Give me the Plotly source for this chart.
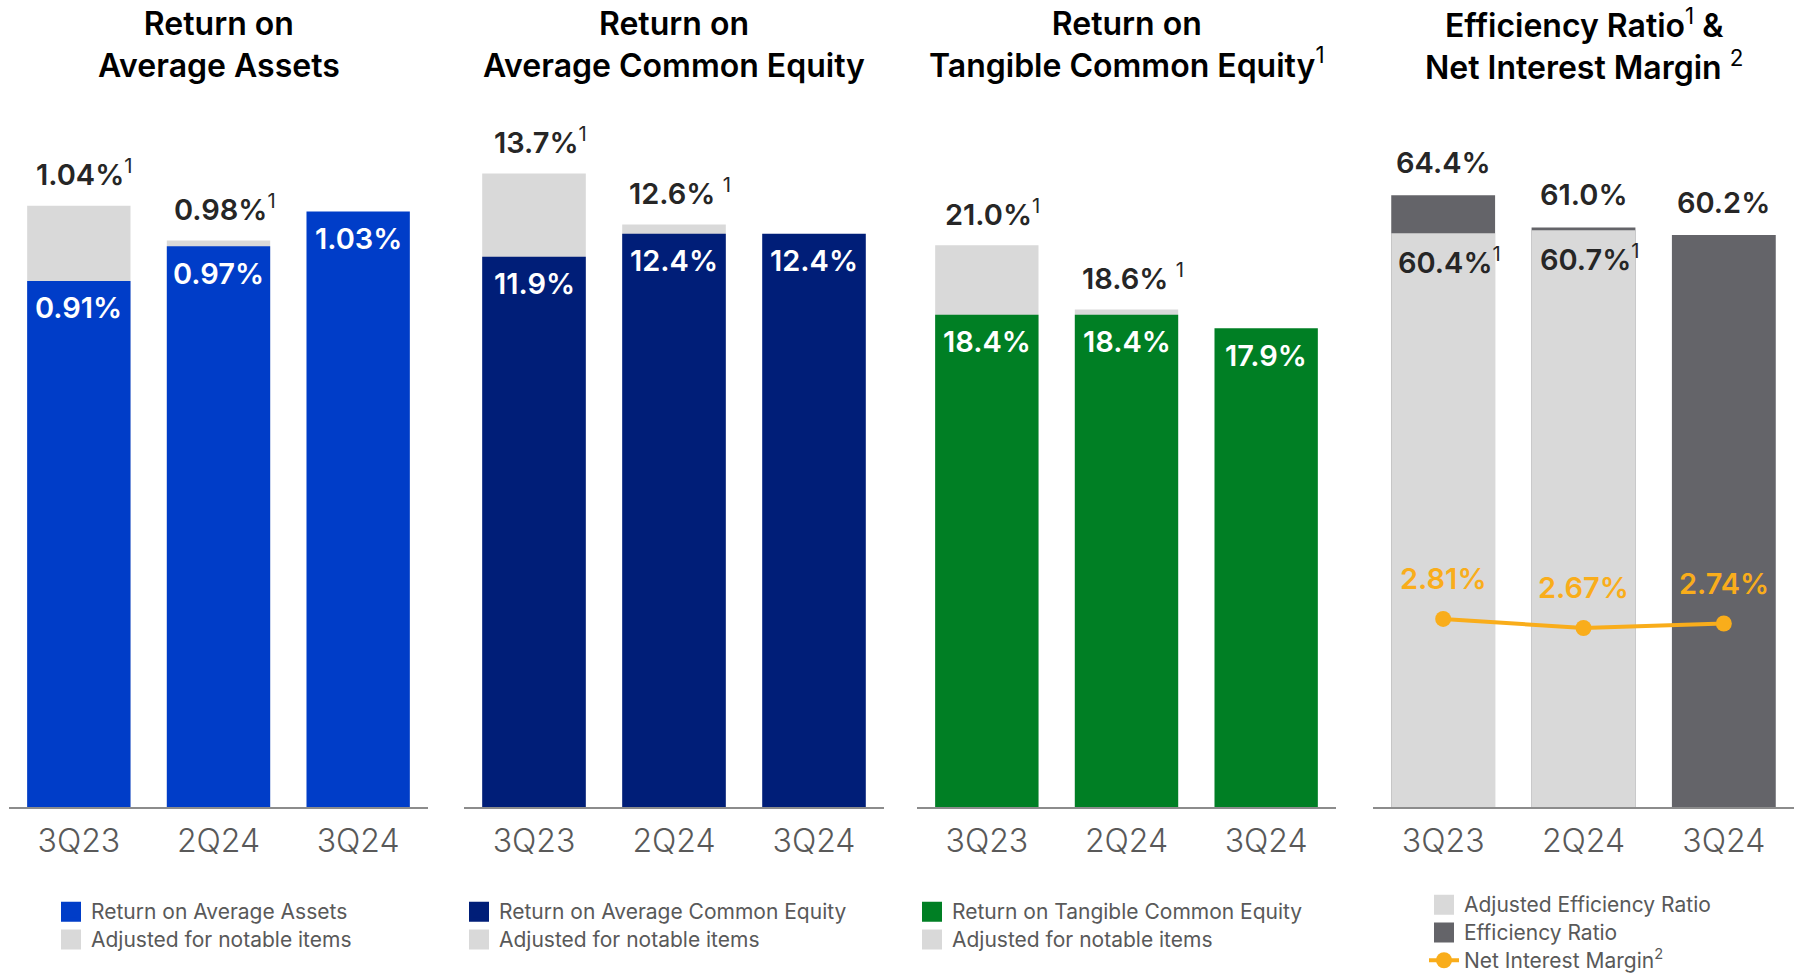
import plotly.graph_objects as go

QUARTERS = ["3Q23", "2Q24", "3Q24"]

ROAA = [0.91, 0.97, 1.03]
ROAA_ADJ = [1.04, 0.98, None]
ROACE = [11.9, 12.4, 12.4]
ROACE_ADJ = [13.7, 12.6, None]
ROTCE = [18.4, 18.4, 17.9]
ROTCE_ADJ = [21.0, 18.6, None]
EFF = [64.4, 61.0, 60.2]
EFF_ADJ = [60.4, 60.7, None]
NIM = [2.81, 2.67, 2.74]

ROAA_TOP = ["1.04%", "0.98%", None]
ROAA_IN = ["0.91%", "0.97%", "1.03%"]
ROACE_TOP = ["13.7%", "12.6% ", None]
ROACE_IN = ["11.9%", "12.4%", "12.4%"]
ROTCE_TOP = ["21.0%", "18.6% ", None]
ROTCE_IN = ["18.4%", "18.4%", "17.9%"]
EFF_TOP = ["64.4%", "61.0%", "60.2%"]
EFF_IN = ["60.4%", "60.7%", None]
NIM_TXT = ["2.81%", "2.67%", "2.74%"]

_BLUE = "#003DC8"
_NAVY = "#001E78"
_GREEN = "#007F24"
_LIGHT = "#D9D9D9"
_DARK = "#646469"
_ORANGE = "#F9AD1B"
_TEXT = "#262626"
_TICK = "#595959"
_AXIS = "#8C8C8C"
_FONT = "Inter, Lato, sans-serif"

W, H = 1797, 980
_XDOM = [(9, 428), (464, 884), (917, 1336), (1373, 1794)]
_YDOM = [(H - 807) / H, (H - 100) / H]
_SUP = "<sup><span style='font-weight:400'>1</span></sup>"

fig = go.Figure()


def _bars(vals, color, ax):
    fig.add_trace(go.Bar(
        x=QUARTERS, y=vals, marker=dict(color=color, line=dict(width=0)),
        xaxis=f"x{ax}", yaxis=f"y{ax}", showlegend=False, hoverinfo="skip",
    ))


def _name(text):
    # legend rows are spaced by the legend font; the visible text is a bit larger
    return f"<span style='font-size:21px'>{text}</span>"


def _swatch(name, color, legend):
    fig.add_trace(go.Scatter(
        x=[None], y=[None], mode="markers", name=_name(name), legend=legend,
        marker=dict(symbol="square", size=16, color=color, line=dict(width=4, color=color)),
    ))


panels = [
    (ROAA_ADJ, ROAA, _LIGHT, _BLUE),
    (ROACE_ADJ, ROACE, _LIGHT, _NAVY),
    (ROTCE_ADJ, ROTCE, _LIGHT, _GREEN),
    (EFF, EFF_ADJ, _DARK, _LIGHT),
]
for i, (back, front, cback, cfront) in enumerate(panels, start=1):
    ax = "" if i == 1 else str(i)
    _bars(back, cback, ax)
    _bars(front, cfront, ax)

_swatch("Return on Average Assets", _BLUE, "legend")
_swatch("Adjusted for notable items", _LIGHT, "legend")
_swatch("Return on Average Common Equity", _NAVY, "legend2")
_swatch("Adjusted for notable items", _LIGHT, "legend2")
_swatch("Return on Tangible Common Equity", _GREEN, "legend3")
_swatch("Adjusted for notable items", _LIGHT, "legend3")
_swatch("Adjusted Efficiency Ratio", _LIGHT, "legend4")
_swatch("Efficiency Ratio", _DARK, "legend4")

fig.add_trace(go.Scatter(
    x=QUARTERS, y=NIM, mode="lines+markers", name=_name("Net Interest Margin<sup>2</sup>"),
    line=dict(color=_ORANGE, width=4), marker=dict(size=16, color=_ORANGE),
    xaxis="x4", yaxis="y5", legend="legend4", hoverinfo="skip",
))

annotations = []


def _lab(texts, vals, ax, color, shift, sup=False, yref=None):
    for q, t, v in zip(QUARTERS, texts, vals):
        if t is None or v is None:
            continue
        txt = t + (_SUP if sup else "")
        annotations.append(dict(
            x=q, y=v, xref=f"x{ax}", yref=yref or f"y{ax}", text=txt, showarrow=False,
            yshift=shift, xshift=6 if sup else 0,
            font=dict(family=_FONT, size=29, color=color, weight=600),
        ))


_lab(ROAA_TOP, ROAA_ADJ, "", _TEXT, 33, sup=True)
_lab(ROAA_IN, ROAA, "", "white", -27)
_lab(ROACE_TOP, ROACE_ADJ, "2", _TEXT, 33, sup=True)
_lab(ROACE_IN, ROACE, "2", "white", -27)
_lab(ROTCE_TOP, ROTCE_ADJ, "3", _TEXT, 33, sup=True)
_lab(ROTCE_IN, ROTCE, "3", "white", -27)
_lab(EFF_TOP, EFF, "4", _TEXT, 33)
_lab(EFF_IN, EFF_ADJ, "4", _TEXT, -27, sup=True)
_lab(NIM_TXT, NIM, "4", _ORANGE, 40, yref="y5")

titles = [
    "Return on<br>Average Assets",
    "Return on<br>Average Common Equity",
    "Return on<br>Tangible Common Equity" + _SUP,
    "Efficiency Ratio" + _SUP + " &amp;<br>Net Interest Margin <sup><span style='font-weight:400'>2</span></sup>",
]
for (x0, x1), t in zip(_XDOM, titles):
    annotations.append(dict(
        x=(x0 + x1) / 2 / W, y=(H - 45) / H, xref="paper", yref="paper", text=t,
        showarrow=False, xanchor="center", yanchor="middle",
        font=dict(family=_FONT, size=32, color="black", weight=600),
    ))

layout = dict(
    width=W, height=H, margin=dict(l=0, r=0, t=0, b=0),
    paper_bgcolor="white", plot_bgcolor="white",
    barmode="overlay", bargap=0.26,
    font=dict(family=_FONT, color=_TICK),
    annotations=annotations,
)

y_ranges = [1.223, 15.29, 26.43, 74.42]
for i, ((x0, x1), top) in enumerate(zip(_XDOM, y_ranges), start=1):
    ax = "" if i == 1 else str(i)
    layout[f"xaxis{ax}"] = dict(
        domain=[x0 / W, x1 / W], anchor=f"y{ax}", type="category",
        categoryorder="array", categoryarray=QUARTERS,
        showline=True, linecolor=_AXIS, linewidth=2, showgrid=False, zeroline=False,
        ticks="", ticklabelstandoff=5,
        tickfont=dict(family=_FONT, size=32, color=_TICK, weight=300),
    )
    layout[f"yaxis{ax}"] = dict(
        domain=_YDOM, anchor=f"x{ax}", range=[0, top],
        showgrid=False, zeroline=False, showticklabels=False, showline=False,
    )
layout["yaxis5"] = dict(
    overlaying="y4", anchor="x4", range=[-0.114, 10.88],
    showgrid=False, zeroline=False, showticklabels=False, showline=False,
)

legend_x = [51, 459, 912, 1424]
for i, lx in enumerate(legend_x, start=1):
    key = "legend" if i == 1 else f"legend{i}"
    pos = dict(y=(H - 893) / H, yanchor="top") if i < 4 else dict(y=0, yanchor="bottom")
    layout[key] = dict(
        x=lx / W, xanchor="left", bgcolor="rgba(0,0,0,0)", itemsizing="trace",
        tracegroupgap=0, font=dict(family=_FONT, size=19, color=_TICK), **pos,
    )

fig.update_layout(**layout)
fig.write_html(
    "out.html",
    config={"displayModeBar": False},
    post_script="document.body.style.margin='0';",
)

***

Requirements: Repeat, word for word and with no pictures, only the lines running from the beginning of the data to the line that contains "NIM = [2.81, 2.67, 2.74]".

Answer for the task:
Give me the Plotly source for this chart.
import plotly.graph_objects as go

QUARTERS = ["3Q23", "2Q24", "3Q24"]

ROAA = [0.91, 0.97, 1.03]
ROAA_ADJ = [1.04, 0.98, None]
ROACE = [11.9, 12.4, 12.4]
ROACE_ADJ = [13.7, 12.6, None]
ROTCE = [18.4, 18.4, 17.9]
ROTCE_ADJ = [21.0, 18.6, None]
EFF = [64.4, 61.0, 60.2]
EFF_ADJ = [60.4, 60.7, None]
NIM = [2.81, 2.67, 2.74]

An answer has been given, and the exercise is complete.